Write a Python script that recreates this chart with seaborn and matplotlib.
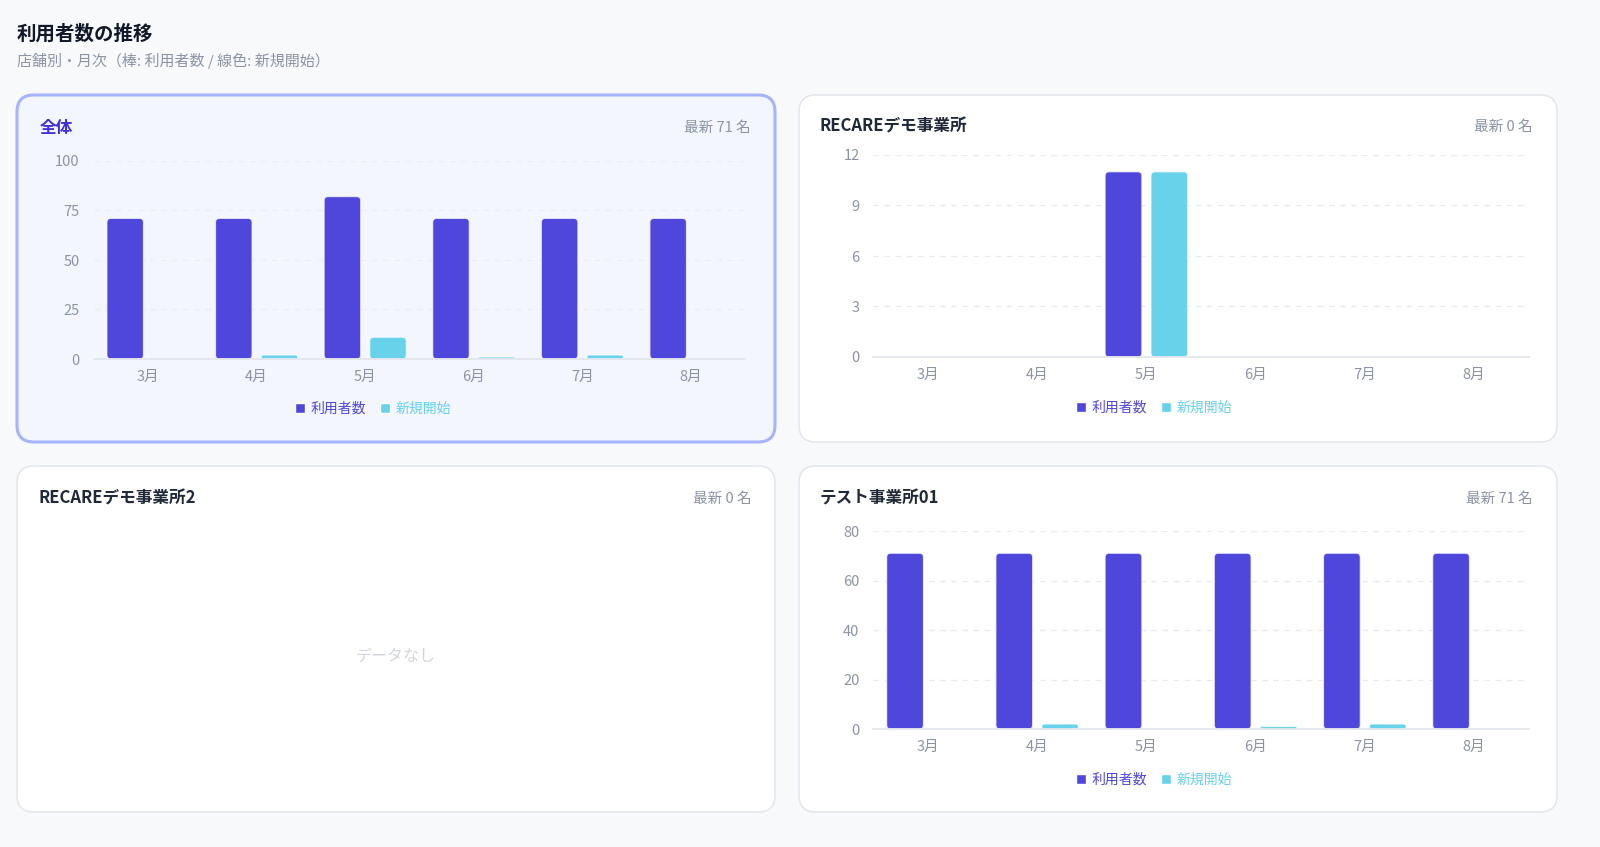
import matplotlib
matplotlib.use("Agg")
import matplotlib.pyplot as plt
from matplotlib.patches import FancyBboxPatch
import seaborn as sns
import pandas as pd

sns.set_theme(style="white")
plt.rcParams['font.family'] = ['Noto Sans CJK JP', 'DejaVu Sans']

# ---------------- data ----------------
months = ["3月", "4月", "5月", "6月", "7月", "8月"]
series_names = ["利用者数", "新規開始"]

total_users = [71, 71, 82, 71, 71, 71]
total_new = [0, 2, 11, 1, 2, 0]

demo_users = [0, 0, 11, 0, 0, 0]
demo_new = [0, 0, 11, 0, 0, 0]

test_users = [71, 71, 71, 71, 71, 71]
test_new = [0, 2, 0, 1, 2, 0]

total_ticks = [0, 25, 50, 75, 100]
demo_ticks = [0, 3, 6, 9, 12]
test_ticks = [0, 20, 40, 60, 80]

page_title = "利用者数の推移"
page_subtitle = "店舗別・月次（棒: 利用者数 / 線色: 新規開始）"
card_titles = ["全体", "RECAREデモ事業所", "RECAREデモ事業所2", "テスト事業所01"]
card_latest = ["最新 71 名", "最新 0 名", "最新 0 名", "最新 71 名"]
no_data_text = "データなし"

# ---------------- style ----------------
C_USERS = "#4f46dc"
C_NEW = "#67d2ea"
TICK_C = "#8b93a5"
GRID_C = "#e9ebf0"
GRID_C_SEL = "#eaeef9"
AXIS_C = "#e3e6ec"

W, H = 1600, 847
fig = plt.figure(figsize=(W / 100, H / 100), dpi=100)
fig.patch.set_facecolor("#f8f9fb")


def fx(x):
    return x / W


def fy(y):
    return 1 - y / H


def card(x0, y0, x1, y1, face, edge, lw):
    p = FancyBboxPatch((fx(x0), fy(y1)), fx(x1 - x0), (y1 - y0) / H,
                       boxstyle="round,pad=0,rounding_size=0.0105",
                       mutation_aspect=W / H,
                       transform=fig.transFigure, facecolor=face,
                       edgecolor=edge, linewidth=lw, zorder=-5)
    fig.patches.append(p)


# cards
card(17, 95, 775, 442, "#f3f6fe", "#a5b4fc", 2.2)
card(799, 95, 1557, 442, "#ffffff", "#e4e7ec", 1.2)
card(17, 466, 775, 812, "#ffffff", "#e4e7ec", 1.2)
card(799, 466, 1557, 812, "#ffffff", "#e4e7ec", 1.2)

# page title
fig.text(fx(17), fy(34), page_title, fontsize=14, fontweight="bold",
         color="#111827", va="center", ha="left")
fig.text(fx(17), fy(61), page_subtitle, fontsize=10.8,
         color="#8b93a5", va="center", ha="left")

# card titles
title_pos = [(40, 128), (820, 127), (39, 499), (820, 499)]
latest_pos = [(751, 128), (1533, 127), (752, 499), (1533, 499)]
for i in range(4):
    col = "#3f2fd4" if i == 0 else "#1f2937"
    fig.text(fx(title_pos[i][0]), fy(title_pos[i][1]), card_titles[i],
             fontsize=12, fontweight="bold", color=col, va="center", ha="left")
    fig.text(fx(latest_pos[i][0]), fy(latest_pos[i][1]), card_latest[i],
             fontsize=10.5, color="#8b93a5", va="center", ha="right")

fig.text(fx(396), fy(656), no_data_text, fontsize=11.5, color="#d1d5db",
         va="center", ha="center")


def make_df(users, new):
    rows = []
    for m, u, n in zip(months, users, new):
        rows.append({"month": m, "series": series_names[0], "value": u})
        rows.append({"month": m, "series": series_names[1], "value": n})
    return pd.DataFrame(rows)


def round_bars(ax, radius_px=4):
    fig.canvas.draw()
    bbox = ax.get_window_extent()
    x0, x1 = ax.get_xlim()
    y0, y1 = ax.get_ylim()
    xpp = (x1 - x0) / bbox.width
    ypp = (y1 - y0) / bbox.height
    aspect = ypp / xpp
    for p in list(ax.patches):
        x, y, w, h = p.get_x(), p.get_y(), p.get_width(), p.get_height()
        fc = p.get_facecolor()
        p.remove()
        if h <= 0:
            continue
        r = radius_px * xpp
        r = min(r, w / 2, (h / aspect) / 2)
        nb = FancyBboxPatch((x, y), w, h,
                            boxstyle=f"round,pad=0,rounding_size={r}",
                            mutation_aspect=aspect, facecolor=fc,
                            edgecolor=(1, 1, 1, 0.7), linewidth=0.8, zorder=3)
        ax.add_patch(nb)


def chart(rect_px, users, new, ticks, legend_center, grid_color):
    left, top, right, bottom = rect_px
    ax = fig.add_axes([fx(left), fy(bottom), fx(right - left), (bottom - top) / H])
    ax.set_zorder(1)
    ax.set_facecolor("none")
    df = make_df(users, new)
    sns.barplot(data=df, x="month", y="value", hue="series",
                palette=[C_USERS, C_NEW], width=0.84, gap=0.2,
                ax=ax, saturation=1, zorder=3)
    handles, labels = ax.get_legend_handles_labels()
    if ax.get_legend() is not None:
        ax.get_legend().remove()
    ax.set_xlim(-0.5, len(months) - 0.5)
    ax.set_ylim(0, ticks[-1])
    ax.set_yticks(ticks)
    ax.set_xlabel("")
    ax.set_ylabel("")
    for s in ["top", "right", "left"]:
        ax.spines[s].set_visible(False)
    ax.spines["bottom"].set_color(AXIS_C)
    ax.spines["bottom"].set_linewidth(1.3)
    ax.spines["bottom"].set_zorder(4)
    ax.tick_params(axis="both", length=0, colors=TICK_C, labelsize=10.5)
    ax.tick_params(axis="y", pad=10)
    ax.tick_params(axis="x", pad=8)
    ax.yaxis.grid(True, color=grid_color, linestyle=(0, (4, 4)), linewidth=1)
    ax.set_axisbelow(True)
    round_bars(ax)
    lx, ly = legend_center
    fig.legend(handles, labels, loc="center",
               bbox_to_anchor=(fx(lx), fy(ly)), ncol=2, frameon=False,
               labelcolor=[C_USERS, C_NEW], fontsize=10,
               handlelength=0.75, handleheight=0.75, handletextpad=0.4,
               columnspacing=1.0)
    return ax


chart((93.7, 161, 745.3, 359), total_users, total_new, total_ticks, (373, 409), GRID_C_SEL)
chart((873.4, 155, 1528.6, 357), demo_users, demo_new, demo_ticks, (1154, 408), GRID_C)
chart((873.4, 531, 1528.6, 729), test_users, test_new, test_ticks, (1154, 780), GRID_C)

fig.savefig("out.png", dpi=100, facecolor=fig.get_facecolor())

==========

» Goal
Repeat only what lies between the start of the data and the end of the line containing "import pandas as pd", exactly, with pictures left out.

» Reply to the task
Write a Python script that recreates this chart with seaborn and matplotlib.
import matplotlib
matplotlib.use("Agg")
import matplotlib.pyplot as plt
from matplotlib.patches import FancyBboxPatch
import seaborn as sns
import pandas as pd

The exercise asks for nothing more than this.